◆ Short exercise ◆
The listing below should be printed exactly, every line of it. Skip the pictures.
--- BEGIN ---
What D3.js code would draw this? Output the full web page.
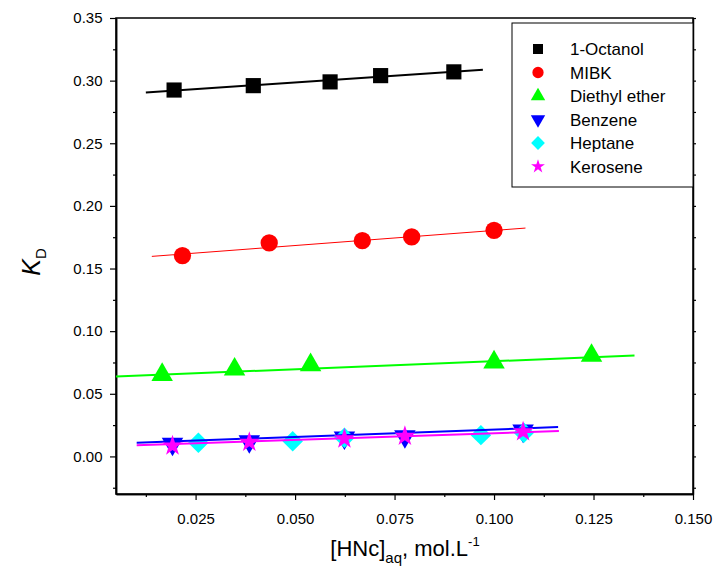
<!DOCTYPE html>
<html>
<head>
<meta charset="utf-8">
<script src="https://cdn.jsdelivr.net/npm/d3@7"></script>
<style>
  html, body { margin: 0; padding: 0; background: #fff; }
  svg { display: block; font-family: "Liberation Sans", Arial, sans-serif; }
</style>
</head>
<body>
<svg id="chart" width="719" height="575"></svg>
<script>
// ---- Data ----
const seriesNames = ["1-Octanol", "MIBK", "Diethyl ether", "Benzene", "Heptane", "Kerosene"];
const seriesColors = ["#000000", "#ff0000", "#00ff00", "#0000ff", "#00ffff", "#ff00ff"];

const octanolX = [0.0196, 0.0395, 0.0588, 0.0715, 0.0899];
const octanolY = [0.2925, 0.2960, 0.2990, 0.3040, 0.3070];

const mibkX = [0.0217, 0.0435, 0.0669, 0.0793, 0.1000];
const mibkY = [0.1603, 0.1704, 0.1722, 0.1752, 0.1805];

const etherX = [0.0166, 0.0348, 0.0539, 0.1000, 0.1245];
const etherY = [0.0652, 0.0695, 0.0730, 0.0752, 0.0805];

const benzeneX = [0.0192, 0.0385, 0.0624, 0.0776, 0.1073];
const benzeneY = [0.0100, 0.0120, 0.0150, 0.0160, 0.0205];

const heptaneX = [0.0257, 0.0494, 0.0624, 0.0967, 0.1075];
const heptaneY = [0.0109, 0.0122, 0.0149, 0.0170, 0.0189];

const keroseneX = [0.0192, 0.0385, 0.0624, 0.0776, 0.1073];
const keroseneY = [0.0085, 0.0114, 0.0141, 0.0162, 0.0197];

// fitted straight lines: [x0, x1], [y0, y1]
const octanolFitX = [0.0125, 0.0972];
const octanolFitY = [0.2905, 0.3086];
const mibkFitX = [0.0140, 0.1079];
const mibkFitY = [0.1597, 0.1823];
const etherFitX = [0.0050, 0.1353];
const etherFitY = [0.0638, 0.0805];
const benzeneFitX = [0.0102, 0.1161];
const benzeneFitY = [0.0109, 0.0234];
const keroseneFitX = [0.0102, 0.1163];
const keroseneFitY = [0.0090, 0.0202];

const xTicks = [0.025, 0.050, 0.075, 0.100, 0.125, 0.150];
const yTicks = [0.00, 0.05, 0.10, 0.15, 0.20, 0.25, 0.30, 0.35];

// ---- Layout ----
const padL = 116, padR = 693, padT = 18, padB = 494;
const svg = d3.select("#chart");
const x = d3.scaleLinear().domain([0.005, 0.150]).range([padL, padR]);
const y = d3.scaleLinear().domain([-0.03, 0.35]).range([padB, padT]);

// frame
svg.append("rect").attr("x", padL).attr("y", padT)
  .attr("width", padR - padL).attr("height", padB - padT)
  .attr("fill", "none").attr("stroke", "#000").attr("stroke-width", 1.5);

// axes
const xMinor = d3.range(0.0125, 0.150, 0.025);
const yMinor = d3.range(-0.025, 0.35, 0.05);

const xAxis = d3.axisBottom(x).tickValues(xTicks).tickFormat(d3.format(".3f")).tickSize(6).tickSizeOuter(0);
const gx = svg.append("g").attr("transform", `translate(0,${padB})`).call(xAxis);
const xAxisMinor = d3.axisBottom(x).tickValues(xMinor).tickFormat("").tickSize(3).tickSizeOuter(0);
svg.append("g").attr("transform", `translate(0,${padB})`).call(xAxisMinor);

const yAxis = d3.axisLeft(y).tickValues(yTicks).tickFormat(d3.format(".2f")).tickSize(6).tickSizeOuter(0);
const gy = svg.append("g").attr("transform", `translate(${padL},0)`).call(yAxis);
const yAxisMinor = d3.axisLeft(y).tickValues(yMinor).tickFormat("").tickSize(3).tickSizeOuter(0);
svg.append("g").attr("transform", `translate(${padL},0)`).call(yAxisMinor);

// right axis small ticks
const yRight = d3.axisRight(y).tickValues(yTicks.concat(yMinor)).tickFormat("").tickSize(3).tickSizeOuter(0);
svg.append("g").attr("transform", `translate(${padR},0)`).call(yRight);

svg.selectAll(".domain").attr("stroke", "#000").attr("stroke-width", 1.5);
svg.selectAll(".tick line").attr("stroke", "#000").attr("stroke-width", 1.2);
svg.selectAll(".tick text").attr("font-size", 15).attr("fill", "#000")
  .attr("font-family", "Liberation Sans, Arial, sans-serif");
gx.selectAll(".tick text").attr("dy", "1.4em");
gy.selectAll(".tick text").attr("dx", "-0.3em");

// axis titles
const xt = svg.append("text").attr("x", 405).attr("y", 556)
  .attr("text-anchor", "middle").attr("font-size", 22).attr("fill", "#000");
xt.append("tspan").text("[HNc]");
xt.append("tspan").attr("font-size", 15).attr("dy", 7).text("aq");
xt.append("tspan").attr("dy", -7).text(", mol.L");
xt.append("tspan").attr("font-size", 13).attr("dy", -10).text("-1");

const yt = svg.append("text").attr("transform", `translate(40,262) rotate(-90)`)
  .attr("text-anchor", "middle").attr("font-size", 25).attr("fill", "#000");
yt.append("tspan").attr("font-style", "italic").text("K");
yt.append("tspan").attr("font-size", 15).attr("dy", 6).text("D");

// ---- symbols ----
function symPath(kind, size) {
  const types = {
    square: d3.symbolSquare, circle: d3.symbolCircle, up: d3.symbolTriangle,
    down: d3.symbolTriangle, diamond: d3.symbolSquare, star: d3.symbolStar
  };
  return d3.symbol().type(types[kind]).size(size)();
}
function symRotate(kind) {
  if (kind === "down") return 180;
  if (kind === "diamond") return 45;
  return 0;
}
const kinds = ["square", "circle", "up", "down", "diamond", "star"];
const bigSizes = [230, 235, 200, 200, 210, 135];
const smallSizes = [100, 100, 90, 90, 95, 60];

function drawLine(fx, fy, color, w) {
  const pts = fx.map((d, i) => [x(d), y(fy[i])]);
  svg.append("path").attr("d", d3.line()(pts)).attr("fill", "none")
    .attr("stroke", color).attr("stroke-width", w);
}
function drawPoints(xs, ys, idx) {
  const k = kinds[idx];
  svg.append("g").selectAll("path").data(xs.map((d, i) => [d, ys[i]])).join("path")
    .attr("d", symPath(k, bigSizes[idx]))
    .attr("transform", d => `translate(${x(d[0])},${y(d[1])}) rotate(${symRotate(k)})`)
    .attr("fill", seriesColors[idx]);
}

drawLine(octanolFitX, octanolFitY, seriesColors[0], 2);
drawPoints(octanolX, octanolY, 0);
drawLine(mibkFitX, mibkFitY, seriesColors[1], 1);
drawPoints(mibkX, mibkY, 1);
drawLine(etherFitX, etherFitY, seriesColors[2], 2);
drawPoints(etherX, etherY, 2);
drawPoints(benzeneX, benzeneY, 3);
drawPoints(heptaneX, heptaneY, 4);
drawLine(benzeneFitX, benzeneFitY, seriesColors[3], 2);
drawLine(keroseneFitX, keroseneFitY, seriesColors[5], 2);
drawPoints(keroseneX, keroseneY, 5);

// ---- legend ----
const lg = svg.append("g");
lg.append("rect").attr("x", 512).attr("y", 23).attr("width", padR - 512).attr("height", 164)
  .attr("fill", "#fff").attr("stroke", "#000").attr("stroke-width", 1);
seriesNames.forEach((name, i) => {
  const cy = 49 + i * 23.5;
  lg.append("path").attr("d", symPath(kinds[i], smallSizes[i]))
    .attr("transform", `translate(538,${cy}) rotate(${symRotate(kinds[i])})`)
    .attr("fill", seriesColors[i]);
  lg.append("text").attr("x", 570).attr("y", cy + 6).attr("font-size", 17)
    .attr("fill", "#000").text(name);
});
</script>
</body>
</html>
--- END ---
◆ Full response ◆
What D3.js code would draw this? Output the full web page.
<!DOCTYPE html>
<html>
<head>
<meta charset="utf-8">
<script src="https://cdn.jsdelivr.net/npm/d3@7"></script>
<style>
  html, body { margin: 0; padding: 0; background: #fff; }
  svg { display: block; font-family: "Liberation Sans", Arial, sans-serif; }
</style>
</head>
<body>
<svg id="chart" width="719" height="575"></svg>
<script>
// ---- Data ----
const seriesNames = ["1-Octanol", "MIBK", "Diethyl ether", "Benzene", "Heptane", "Kerosene"];
const seriesColors = ["#000000", "#ff0000", "#00ff00", "#0000ff", "#00ffff", "#ff00ff"];

const octanolX = [0.0196, 0.0395, 0.0588, 0.0715, 0.0899];
const octanolY = [0.2925, 0.2960, 0.2990, 0.3040, 0.3070];

const mibkX = [0.0217, 0.0435, 0.0669, 0.0793, 0.1000];
const mibkY = [0.1603, 0.1704, 0.1722, 0.1752, 0.1805];

const etherX = [0.0166, 0.0348, 0.0539, 0.1000, 0.1245];
const etherY = [0.0652, 0.0695, 0.0730, 0.0752, 0.0805];

const benzeneX = [0.0192, 0.0385, 0.0624, 0.0776, 0.1073];
const benzeneY = [0.0100, 0.0120, 0.0150, 0.0160, 0.0205];

const heptaneX = [0.0257, 0.0494, 0.0624, 0.0967, 0.1075];
const heptaneY = [0.0109, 0.0122, 0.0149, 0.0170, 0.0189];

const keroseneX = [0.0192, 0.0385, 0.0624, 0.0776, 0.1073];
const keroseneY = [0.0085, 0.0114, 0.0141, 0.0162, 0.0197];

// fitted straight lines: [x0, x1], [y0, y1]
const octanolFitX = [0.0125, 0.0972];
const octanolFitY = [0.2905, 0.3086];
const mibkFitX = [0.0140, 0.1079];
const mibkFitY = [0.1597, 0.1823];
const etherFitX = [0.0050, 0.1353];
const etherFitY = [0.0638, 0.0805];
const benzeneFitX = [0.0102, 0.1161];
const benzeneFitY = [0.0109, 0.0234];
const keroseneFitX = [0.0102, 0.1163];
const keroseneFitY = [0.0090, 0.0202];

const xTicks = [0.025, 0.050, 0.075, 0.100, 0.125, 0.150];
const yTicks = [0.00, 0.05, 0.10, 0.15, 0.20, 0.25, 0.30, 0.35];

// ---- Layout ----
const padL = 116, padR = 693, padT = 18, padB = 494;
const svg = d3.select("#chart");
const x = d3.scaleLinear().domain([0.005, 0.150]).range([padL, padR]);
const y = d3.scaleLinear().domain([-0.03, 0.35]).range([padB, padT]);

// frame
svg.append("rect").attr("x", padL).attr("y", padT)
  .attr("width", padR - padL).attr("height", padB - padT)
  .attr("fill", "none").attr("stroke", "#000").attr("stroke-width", 1.5);

// axes
const xMinor = d3.range(0.0125, 0.150, 0.025);
const yMinor = d3.range(-0.025, 0.35, 0.05);

const xAxis = d3.axisBottom(x).tickValues(xTicks).tickFormat(d3.format(".3f")).tickSize(6).tickSizeOuter(0);
const gx = svg.append("g").attr("transform", `translate(0,${padB})`).call(xAxis);
const xAxisMinor = d3.axisBottom(x).tickValues(xMinor).tickFormat("").tickSize(3).tickSizeOuter(0);
svg.append("g").attr("transform", `translate(0,${padB})`).call(xAxisMinor);

const yAxis = d3.axisLeft(y).tickValues(yTicks).tickFormat(d3.format(".2f")).tickSize(6).tickSizeOuter(0);
const gy = svg.append("g").attr("transform", `translate(${padL},0)`).call(yAxis);
const yAxisMinor = d3.axisLeft(y).tickValues(yMinor).tickFormat("").tickSize(3).tickSizeOuter(0);
svg.append("g").attr("transform", `translate(${padL},0)`).call(yAxisMinor);

// right axis small ticks
const yRight = d3.axisRight(y).tickValues(yTicks.concat(yMinor)).tickFormat("").tickSize(3).tickSizeOuter(0);
svg.append("g").attr("transform", `translate(${padR},0)`).call(yRight);

svg.selectAll(".domain").attr("stroke", "#000").attr("stroke-width", 1.5);
svg.selectAll(".tick line").attr("stroke", "#000").attr("stroke-width", 1.2);
svg.selectAll(".tick text").attr("font-size", 15).attr("fill", "#000")
  .attr("font-family", "Liberation Sans, Arial, sans-serif");
gx.selectAll(".tick text").attr("dy", "1.4em");
gy.selectAll(".tick text").attr("dx", "-0.3em");

// axis titles
const xt = svg.append("text").attr("x", 405).attr("y", 556)
  .attr("text-anchor", "middle").attr("font-size", 22).attr("fill", "#000");
xt.append("tspan").text("[HNc]");
xt.append("tspan").attr("font-size", 15).attr("dy", 7).text("aq");
xt.append("tspan").attr("dy", -7).text(", mol.L");
xt.append("tspan").attr("font-size", 13).attr("dy", -10).text("-1");

const yt = svg.append("text").attr("transform", `translate(40,262) rotate(-90)`)
  .attr("text-anchor", "middle").attr("font-size", 25).attr("fill", "#000");
yt.append("tspan").attr("font-style", "italic").text("K");
yt.append("tspan").attr("font-size", 15).attr("dy", 6).text("D");

// ---- symbols ----
function symPath(kind, size) {
  const types = {
    square: d3.symbolSquare, circle: d3.symbolCircle, up: d3.symbolTriangle,
    down: d3.symbolTriangle, diamond: d3.symbolSquare, star: d3.symbolStar
  };
  return d3.symbol().type(types[kind]).size(size)();
}
function symRotate(kind) {
  if (kind === "down") return 180;
  if (kind === "diamond") return 45;
  return 0;
}
const kinds = ["square", "circle", "up", "down", "diamond", "star"];
const bigSizes = [230, 235, 200, 200, 210, 135];
const smallSizes = [100, 100, 90, 90, 95, 60];

function drawLine(fx, fy, color, w) {
  const pts = fx.map((d, i) => [x(d), y(fy[i])]);
  svg.append("path").attr("d", d3.line()(pts)).attr("fill", "none")
    .attr("stroke", color).attr("stroke-width", w);
}
function drawPoints(xs, ys, idx) {
  const k = kinds[idx];
  svg.append("g").selectAll("path").data(xs.map((d, i) => [d, ys[i]])).join("path")
    .attr("d", symPath(k, bigSizes[idx]))
    .attr("transform", d => `translate(${x(d[0])},${y(d[1])}) rotate(${symRotate(k)})`)
    .attr("fill", seriesColors[idx]);
}

drawLine(octanolFitX, octanolFitY, seriesColors[0], 2);
drawPoints(octanolX, octanolY, 0);
drawLine(mibkFitX, mibkFitY, seriesColors[1], 1);
drawPoints(mibkX, mibkY, 1);
drawLine(etherFitX, etherFitY, seriesColors[2], 2);
drawPoints(etherX, etherY, 2);
drawPoints(benzeneX, benzeneY, 3);
drawPoints(heptaneX, heptaneY, 4);
drawLine(benzeneFitX, benzeneFitY, seriesColors[3], 2);
drawLine(keroseneFitX, keroseneFitY, seriesColors[5], 2);
drawPoints(keroseneX, keroseneY, 5);

// ---- legend ----
const lg = svg.append("g");
lg.append("rect").attr("x", 512).attr("y", 23).attr("width", padR - 512).attr("height", 164)
  .attr("fill", "#fff").attr("stroke", "#000").attr("stroke-width", 1);
seriesNames.forEach((name, i) => {
  const cy = 49 + i * 23.5;
  lg.append("path").attr("d", symPath(kinds[i], smallSizes[i]))
    .attr("transform", `translate(538,${cy}) rotate(${symRotate(kinds[i])})`)
    .attr("fill", seriesColors[i]);
  lg.append("text").attr("x", 570).attr("y", cy + 6).attr("font-size", 17)
    .attr("fill", "#000").text(name);
});
</script>
</body>
</html>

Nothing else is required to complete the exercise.